Va ribadito che « In materia di impugnazione delle sentenze del Consiglio di Stato, il controllo del limite esterno della giurisdizione – che l’art. 111, comma 8, Cost., affida alla Corte di cassazione – non include il sindacato sulle scelte ermeneutiche del giudice amministrativo, suscettibili di comportare errori “in iudicando” o “in procedendo”, senza che rilevi la gravità o intensità del presunto errore di interpretazione, il quale rimane confinato entro i limiti interni della giurisdizione amministrativa, considerato che l’interpretazione delle norme costituisce il “proprium” distintivo dell’attività giurisdizionale» (Cass., Sez. U – , Sentenza n. 27770 del 04/12/2020, Rv. 659662 – 01) e che « L’eccesso di potere giurisdizionale, denunziabile con il ricorso per cassazione per motivi attinenti alla giurisdizione, va riferito alle sole ipotesi di difetto assoluto di giurisdizione – che si verifica quando un giudice speciale affermi la propria giurisdizione nella sfera riservata al legislatore o alla discrezionalità amministrativa, ovvero, al contrario, la neghi sull’erroneo presupposto che la materia non possa formare oggetto in assoluto di cognizione giurisdizionale -, nonché di difetto relativo di giurisdizione, riscontrabile quando detto giudice abbia violato i c.d. limiti esterni della propria giurisdizione, pronunciandosi su materia attribuita alla giurisdizione ordinaria o ad altra giurisdizione speciale, ovvero negandola sull’erroneo presupposto che appartenga ad altri giudici; conseguentemente, in coerenza con la nozione di eccesso di potere giurisdizionale esplicitata dalla Corte costituzionale (sent. n. 6 del 2018), che non ammette letture estensive neanche se limitate ai casi di sentenze “abnormi”, “anomale” ovvero di uno “stravolgimento” radicale delle norme di riferimento, tale vizio non è configurabile per “errores in procedendo”, i quali non investono la sussistenza e i limiti esterni del potere giurisdizionale dei giudici speciali, bensì solo la legittimità dell’esercizio del potere medesimo» (Sez. U- , Sentenza n. 7926 del 20/03/2019, Rv. 653279 -01).

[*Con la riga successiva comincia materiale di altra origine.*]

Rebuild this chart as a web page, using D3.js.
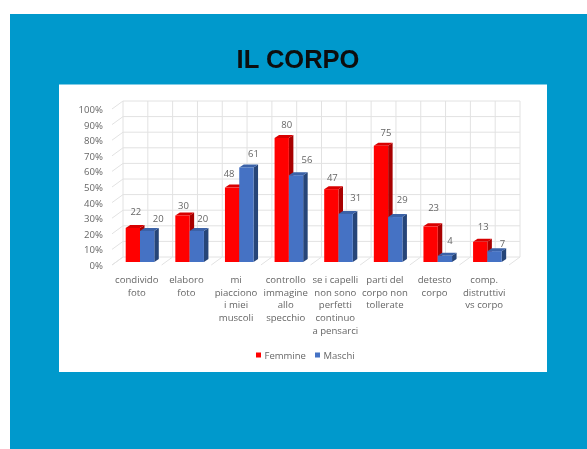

Nessuna delle ipotesi patologiche individuate in tali consolidati arresti giurisprudenziali ricorre nel caso che occupa.
Il giudice amministrativo di appello non ha fatto nient’altro che attuare la propria competenza giurisdizionale completamente all’interno dei limiti dati dalle norme, essendo piuttosto palese invero il tentativo della ricorrente di ottenere – del tutto inammissibilmente- da questa Corte una “revisione” del giudizio di merito, nei punti decisionali di fatto e di diritto.

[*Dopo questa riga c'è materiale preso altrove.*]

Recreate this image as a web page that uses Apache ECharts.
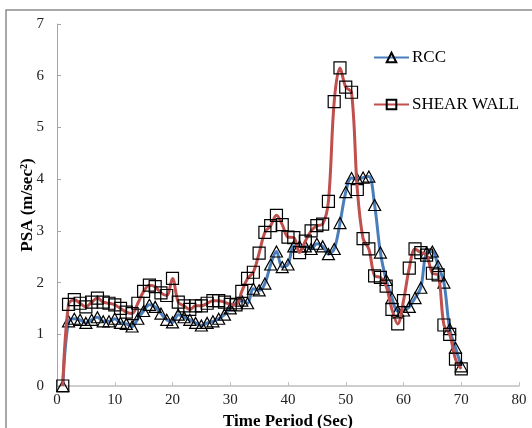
<!DOCTYPE html>
<html>
<head>
<meta charset="utf-8">
<script src="https://cdn.jsdelivr.net/npm/echarts@6/dist/echarts.min.js"></script>
<style>
  html, body { margin: 0; padding: 0; background: #fff; }
  #chart { width: 532px; height: 428px; }
</style>
</head>
<body>
<div id="chart"></div>
<script>
// Time steps (sec)
const timeSec = Array.from({ length: 70 }, (_, i) => i + 1);

// Pseudo spectral acceleration, m/sec^2
const rccPSA = [
  0, 1.25, 1.30, 1.28, 1.22, 1.28, 1.33, 1.25, 1.25, 1.30,
  1.22, 1.20, 1.15, 1.30, 1.45, 1.57, 1.53, 1.40, 1.28, 1.23,
  1.38, 1.33, 1.28, 1.22, 1.17, 1.22, 1.25, 1.30, 1.38, 1.50,
  1.60, 1.65, 1.60, 1.88, 1.85, 1.98, 2.35, 2.60, 2.30, 2.35,
  2.70, 2.70, 2.70, 2.65, 2.75, 2.70, 2.55, 2.65, 3.15, 3.75,
  4.02, 4.00, 4.03, 4.05, 3.50, 2.58, 2.05, 1.70, 1.45, 1.46,
  1.53, 1.70, 1.90, 2.58, 2.60, 2.32, 2.00, 1.10, 0.74, 0.38
];

const shearWallPSA = [
  0, 1.58, 1.67, 1.60, 1.53, 1.62, 1.70, 1.62, 1.60, 1.57,
  1.50, 1.43, 1.40, 1.60, 1.83, 1.95, 1.92, 1.80, 1.75, 2.08,
  1.62, 1.55, 1.48, 1.55, 1.55, 1.60, 1.65, 1.65, 1.62, 1.58,
  1.57, 1.83, 2.08, 2.20, 2.57, 2.97, 3.10, 3.30, 3.12, 2.88,
  2.87, 2.58, 2.80, 3.00, 3.10, 3.13, 3.57, 5.50, 6.15, 5.78,
  5.68, 3.80, 2.85, 2.65, 2.13, 2.10, 1.93, 1.48, 1.20, 1.65,
  2.28, 2.65, 2.58, 2.53, 2.18, 2.15, 1.18, 1.00, 0.52, 0.33
];

const xTicks = { min: 0, max: 80, interval: 10 };
const yTicks = { min: 0, max: 7, interval: 1 };

const serif = '"Liberation Serif", "Times New Roman", serif';
const pairs = (vals) => timeSec.map((t, i) => [t, vals[i]]);

const chart = echarts.init(document.getElementById('chart'), null, { renderer: 'canvas' });

chart.setOption({
  backgroundColor: '#ffffff',
  animation: false,
  graphic: [{
    type: 'rect',
    shape: { x: 6, y: 10, width: 560, height: 440 },
    style: { fill: 'none', stroke: '#8c8c8c', lineWidth: 1.5 },
    silent: true
  }],
  grid: { left: 57, right: 13, top: 24, bottom: 42, containLabel: false, outerBoundsMode: 'none' },
  legend: {
    orient: 'vertical',
    left: 373,
    top: 49,
    padding: 0,
    itemWidth: 35,
    itemHeight: 12,
    itemGap: 30,
    textStyle: { fontFamily: serif, fontSize: 17, color: '#000', padding: [0, 0, 0, -2] },
    data: ['RCC', 'SHEAR WALL']
  },
  xAxis: {
    type: 'value',
    min: xTicks.min, max: xTicks.max, interval: xTicks.interval,
    name: 'Time Period (Sec)',
    nameLocation: 'middle',
    nameGap: 27,
    nameMoveOverlap: false,
    nameTextStyle: { fontFamily: serif, fontSize: 17, fontWeight: 'bold', color: '#000' },
    axisLine: { lineStyle: { color: '#bfbfbf', width: 1.5 } },
    axisTick: { inside: true, length: 4, lineStyle: { color: '#bfbfbf' } },
    axisLabel: { fontFamily: serif, fontSize: 15, color: '#222', margin: 7 },
    splitLine: { show: false }
  },
  yAxis: {
    type: 'value',
    min: yTicks.min, max: yTicks.max, interval: yTicks.interval,
    name: 'PSA (m/sec²)',
    nameLocation: 'middle',
    nameGap: 21,
    nameMoveOverlap: false,
    nameRotate: 90,
    nameTextStyle: { fontFamily: serif, fontSize: 17, fontWeight: 'bold', color: '#000' },
    axisLine: { show: true, lineStyle: { color: '#a6a6a6', width: 1 } },
    axisTick: { show: true, inside: true, length: 4, lineStyle: { color: '#a6a6a6' } },
    axisLabel: { fontFamily: serif, fontSize: 15, color: '#222', margin: 13 },
    splitLine: { show: false }
  },
  series: [
    {
      name: 'RCC',
      type: 'line',
      data: pairs(rccPSA),
      smooth: 0.35,
      symbol: 'triangle',
      symbolSize: [12, 11],
      color: '#4a7ebb',
      lineStyle: { color: '#4a7ebb', width: 3 },
      itemStyle: { color: 'rgba(255,255,255,0)', borderColor: '#000', borderWidth: 1.2 },
      z: 2
    },
    {
      name: 'SHEAR WALL',
      type: 'line',
      data: pairs(shearWallPSA),
      smooth: 0.35,
      symbol: 'rect',
      symbolSize: 12,
      color: '#c0504d',
      lineStyle: { color: '#c0504d', width: 3 },
      itemStyle: { color: 'rgba(255,255,255,0)', borderColor: '#000', borderWidth: 1.2 },
      z: 3
    }
  ]
});
</script>
</body>
</html>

Con il secondo motivo la ricorrente chiede a questa Corte di formulare d’ufficio un principio di diritto nell’interesse della legge ai sensi dell’art. 363, cod. proc. civ.
La censura è inammissibile.
Trattandosi di controversia che, come detto in relazione al primo motivo, appartiene alla competenza giurisdizionale – non violata- del giudice amministrativo, va senz’altro dato seguito al principio di diritto che «La richiesta di pronuncia del principio di diritto ai sensi dell’art. 363 cod. proc. civ. rivolta alle Sezioni Unite dalla Procura generale presso la sezione giurisdizionale della Corte dei conti non merita accoglimento ove il ricorso sia finalizzato esclusivamente ad ottenere un’affermazione di massima su ambiti estranei alle competenze della Corte di cassazione (La S.C. ha affermato il principio di cui alla massima, con riferimento ad un ricorso della Procura Generale della Corte dei conti volto ad ottenere l’enunciazione di un principio di diritto sul merito dell’attività giurisdizionale del giudice e più specificamente, sul potere della Corte dei conti di emettere pronunzie di accertamento negativo aventi ad oggetto l’esercizio dei poteri istruttori del P.M. contabile)» (Sez. U, Sentenza n. 197 00 del 17/09/2010, Rv. 615284 -01).
In conclusione il ricorso va dichiarato inammissibile.
Le spese seguono la soccombenza e vengono liquidate come in dispositivo.
PQM
La Corte dichiara inammissibile il ricorso; condanna la ricorrente al pagamento delle spese del giudizio di legittimità che liquida in euro 5.000 per onorari, euro 200 per esborsi oltre al 15% per spese generali ed agli accessori di legge.
Ai sensi dell’art. 13, comma 1 quater del d.P.R. 115 del 2002, dà atto della sussistenza dei presupposti processuali per il versamento da parte della ricorrente dell’ulteriore importo a titolo di contributo unificato pari a quello previsto per il ricorso a norma del comma 1 bis dello stesso articolo 13, se dovuto.